小田原から乗って来た小田急の車両は狭軌で、これより上を走る登山電車は標準軌。軌間が異なるためここで乗り換えとなる。
箱根湯本駅の登山電車側のホーム
待つこと暫し、登山電車が入線してきた。この深紅の車両はかなり前に配備された2000系電車で、愛称はサン・モリッツ号。姉妹鉄道の提携をしているスイス・レーティッシュ鉄道にオマージュしての命名だそうだ。老朽化に伴う車両更新で数年前に全面リニューアルされた模様だ。

名称から欧州製と思っていたが、車両壁面の小さな銘板には川崎重工と総合車両製作所の名があった。つまり日本製だった。走行音は案外と静粛でこの急勾配を登っているとは思われないほど。但し揺れは相応にある。乗り込んだ頃、戸外ではバタバタと大きな音を立てて雨が降り始めた。横浜、小田原からここまでは曇天だったが、いよいよ空が崩れて来た。

定刻で出発。山側に座ったので湯本の街は撮れなかった、雨が強く窓を打ち付けるのでどっち側でも状況は同じだ。標高が徐々に増すにつれ、雨とともに霧が出てきた。更に車両の揺れと手ブレ、窓への映り込み、そして照度不足で酷い画像しか撮れていなかったがご容赦願いたい。

出山鉄橋
これは早川に架かる鋼製トラス橋で文化庁の登録有形文化財。鉄橋通過時に早川の渓谷を狙ったが、前述の通り天候が悪く、窓ガラスが雨で洗われているためかオートフォーカスが迷ってうまく合わない。これまた酷い画像をご容赦願いたい。


スイッチバック
この登山鉄道は国内、いや世界的に見ても急勾配の鉄道路線だ。

現代の高性能電車の登坂能力をもってしても直線で登りきることが困難な箇所があり、途中でスイッチバックしながらゆっくり登り降りする。折り返し点は途中に三カ所あり、箱根湯本を正面向きで出発しても途中で逆方向、直ぐに正方向、また逆方向となり、つまり終点へは箱根湯本に座った方向の逆向きで到着となる。

これらの写真は途中でスイッチバックする様子。
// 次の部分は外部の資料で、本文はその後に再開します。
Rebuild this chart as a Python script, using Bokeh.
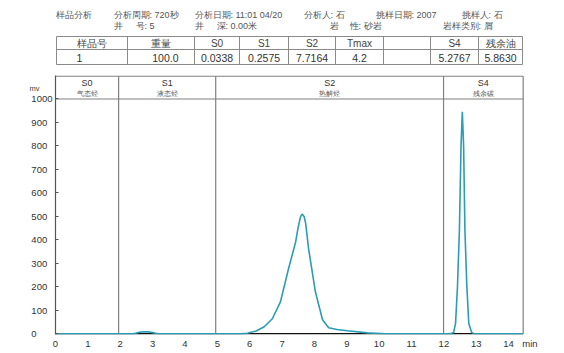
from bokeh.plotting import figure
from bokeh.models import Range1d, FixedTicker, LinearAxis, ColumnDataSource
from bokeh.layouts import column
from bokeh.embed import file_html
from bokeh.resources import INLINE
from bokeh.core.properties import value

# ---------------- data ----------------
info_row1 = ["样品分析", "分析周期: 720秒", "分析日期: 11:01 04/20", "分析人: 石", "挑样日期: 2007", "挑样人: 石"]
info_row2 = ["井", "号: 5", "井", "深: 0.00米", "岩", "性: 砂岩", "岩样类别: 屑"]
table_headers = ["样品号", "重量", "S0", "S1", "S2", "Tmax", "", "S4", "残余油"]
table_values = ["1", "100.0", "0.0338", "0.2575", "7.7164", "4.2", "", "5.2767", "5.8630"]

region_names = ["S0", "S1", "S2", "S4"]
region_descs = ["气态烃", "液态烃", "热解烃", "残余碳"]
region_bounds = [0, 1.95, 4.95, 11.99, 14.45]

time_min = [0, 2.40, 2.50, 2.60, 2.75, 2.90, 3.00, 3.10, 3.20,
            5.70, 5.93, 6.20, 6.45, 6.70, 6.95, 7.20, 7.42, 7.50, 7.57, 7.62, 7.68, 7.73,
            7.82, 8.03, 8.25, 8.44, 8.70, 9.02, 9.64, 10.2,
            12.20, 12.30, 12.36, 12.42, 12.48, 12.53, 12.57, 12.61, 12.65, 12.71, 12.77,
            12.86, 12.95, 14.45]
signal_mv = [0, 0, 3, 7, 9, 8, 5, 2, 0,
             0, 2, 12, 30, 64, 136, 277, 391, 455, 498, 510, 500, 470,
             362, 179, 60, 26, 18, 13, 4, 0,
             0, 5, 43, 200, 443, 800, 945, 800, 443, 200, 43,
             5, 0, 0]

x_ticks = list(range(0, 15))
y_ticks = list(range(0, 1001, 100))
x_unit_pos = 14.66
y_unit_pos = 1043

FONT = "Liberation Sans"
BOX = "#808080"

# ---------------- chart figure ----------------
X_END = 14.8
Y_TOP = 1097
p = figure(width=564, height=279, x_range=Range1d(0, X_END), y_range=Range1d(-3, 1100),
           toolbar_location=None, output_backend="svg",
           min_border_left=55, min_border_right=30, min_border_top=1, min_border_bottom=19)
p.grid.visible = False
p.outline_line_color = None

p.xaxis.ticker = FixedTicker(ticks=x_ticks + [x_unit_pos])
p.xaxis.major_label_overrides = {x_unit_pos: "min"}
p.xaxis.axis_line_color = None
p.xaxis.major_tick_out = 0
p.xaxis.major_tick_in = 0
p.xaxis.minor_tick_line_color = None
p.xaxis.major_label_standoff = 3
p.xaxis.major_label_text_font = FONT
p.xaxis.major_label_text_font_size = "9.5px"
p.xaxis.major_label_text_color = "#333333"

# y tick labels appear left-aligned in the reference: pad with figure spaces
max_len = max(len(str(t)) for t in y_ticks)
p.yaxis.ticker = FixedTicker(ticks=y_ticks)
p.yaxis.major_label_overrides = {t: str(t) + "\u2007" * (max_len - len(str(t))) for t in y_ticks}
p.yaxis.axis_line_color = "#555555"
p.yaxis.axis_line_width = 1.2
p.yaxis.major_tick_out = 0
p.yaxis.major_tick_in = 3
p.yaxis.major_tick_line_color = "#555555"
p.yaxis.minor_tick_line_color = None
p.yaxis.major_label_standoff = 3
p.yaxis.major_label_text_font = FONT
p.yaxis.major_label_text_font_size = "9.5px"
p.yaxis.major_label_text_color = "#333333"

unit_axis = LinearAxis(ticker=FixedTicker(ticks=[y_unit_pos]),
                       major_label_overrides={y_unit_pos: "mv"})
unit_axis.axis_line_color = None
unit_axis.major_tick_line_color = None
unit_axis.minor_tick_line_color = None
unit_axis.major_label_standoff = -17
unit_axis.major_label_text_font = FONT
unit_axis.major_label_text_font_size = "7.5px"
unit_axis.major_label_text_color = "#444444"
p.add_layout(unit_axis, "left")

# box: bottom axis line, top edge, right edge, header separator, region separators
x_left, x_right = region_bounds[0], region_bounds[-1]
p.segment(x0=[x_left], x1=[x_right], y0=[0], y1=[0], line_color="#111111", line_width=1.5)
p.segment(x0=[x_left, x_left], x1=[x_right, x_right], y0=[Y_TOP, y_ticks[-1]],
          y1=[Y_TOP, y_ticks[-1]], line_color=BOX, line_width=1.2)
p.segment(x0=region_bounds[1:], x1=region_bounds[1:], y0=[0] * 4, y1=[Y_TOP] * 4,
          line_color=BOX, line_width=1.2)

reg_centers = [(a + b) / 2 for a, b in zip(region_bounds[:-1], region_bounds[1:])]
p.text(x=reg_centers, y=[1066] * 4, text=region_names, text_font=value(FONT),
       text_font_size="9px", text_color="#333333", text_align="center", text_baseline="middle")
p.text(x=reg_centers, y=[1024] * 4, text=region_descs, text_font=value(FONT),
       text_font_size="7px", text_color="#555555", text_align="center", text_baseline="middle")

src = ColumnDataSource(dict(t=time_min, mv=signal_mv))
p.line("t", "mv", source=src, line_color="#2b9cb5", line_width=1.6)

# ---------------- header figure (pixel coordinates, frame aligned with chart) ----------------
hdr = figure(width=564, height=74, x_range=Range1d(55, 534), y_range=Range1d(74, 0),
             x_axis_type=None, y_axis_type=None, toolbar_location=None,
             output_backend="svg", min_border_left=55, min_border_right=30,
             min_border_top=0, min_border_bottom=0)
hdr.outline_line_color = None
hdr.grid.visible = False

row1_x = [55, 113, 194, 303, 375, 461]
row2_x = [113, 135, 194, 216, 329, 349, 442]
hdr.text(x=row1_x, y=[14] * len(info_row1), text=info_row1, text_font=value(FONT),
         text_font_size="9px", text_color="#555555", text_baseline="middle")
hdr.text(x=row2_x, y=[25] * len(info_row2), text=info_row2, text_font=value(FONT),
         text_font_size="9px", text_color="#555555", text_baseline="middle")

col_edges = [56, 127, 194, 239, 288, 335, 383, 430, 478, 522]
t_top, t_mid, t_bot = 36, 49, 64
hdr.segment(x0=[col_edges[0]] * 3, x1=[col_edges[-1]] * 3, y0=[t_top, t_mid, t_bot],
            y1=[t_top, t_mid, t_bot], line_color="#8a8a8a", line_width=1)
hdr.segment(x0=col_edges, x1=col_edges, y0=[t_top] * len(col_edges), y1=[t_bot] * len(col_edges),
            line_color="#8a8a8a", line_width=1)
centers = [(a + b) / 2 for a, b in zip(col_edges[:-1], col_edges[1:])]
hdr.text(x=centers, y=[(t_top + t_mid) / 2 + 0.5] * len(centers), text=table_headers,
         text_font=value(FONT), text_font_size="10px", text_color="#444444",
         text_align="center", text_baseline="middle")
val_x = list(centers)
val_align = ["center"] * len(centers)
val_x[0] = 79
val_x[1] = col_edges[2] - 16
val_align[1] = "right"
hdr.text(x=val_x, y=[(t_mid + t_bot) / 2 + 0.5] * len(centers), text=table_values,
         text_font=value(FONT), text_font_size="10.5px", text_color="#333333",
         text_align=val_align, text_baseline="middle")

layout = column(hdr, p, spacing=0)
open("out.html", "w").write(file_html(layout, INLINE))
上大平台信号所と書いた駅名標が立っているがここでの客扱いは当然なく、従って扉も開かない。乗務員、即ち運転士と車掌がプラットフォームに降り、互いに歩いて車両の先頭・後尾を交代する。

その度ごとに運転室の閉扉施錠、解錠開扉、運転台の前進・後退モードの切り替えを行うためそれなりの時間を要する。また単線であるため、上下線の擦り替えも同時に行う場所ではタイミングによっては待ち時間が長くなってしまう。客扱いのある大平台駅でもスイッチバックするが、写真には乗客が多数写り込んていたため掲載は自粛する。

強羅へ到着
強羅は自走式電車鉄道の終点である。

ここから更に上の早雲山へは牽引式の鋼索鉄道、すなわちケーブルカーが出ているし、早雲山から芦ノ湖の桃源台までは箱根ロープウェイが運行されている。

到着時、雨は一時的に止んでいた。乗って来たサンモリッツ号は折り返し箱根湯本行きとなる。右隣の留置線には2014年落成という3000形アレグラ号が停まっていた。両方並ぶと壮観だ。

強羅で行きたいところがあるというので家内にアテンドした。駅前に戻る頃にはまた雨が降り出し、しかも濃霧に包まれてホワイトアウトしてしまい視界が全然きかない状態に。

今日の一曲

カメラータから
木と皮の鼓動と副題の付いたソロ・パーカッションのアルバム。正確には1996年初版リリースが廃盤し、その復刻盤。これと同一プログラムのリサイタルが1995年の秋に開催されその名も「菅原淳パーカッション・リサイタル--木・皮の鼓動を求めて・・」はこの年の文化庁芸術祭優秀賞を獲得している。菅原淳は2007年まで読売日響の主席ティンパニストを務めていた知る人ぞ知るヴィルトゥオーゾ。現在は東京音大准教授、東京コンセルヴァトアール尚美(ディプロマ)講師(2009年時点)。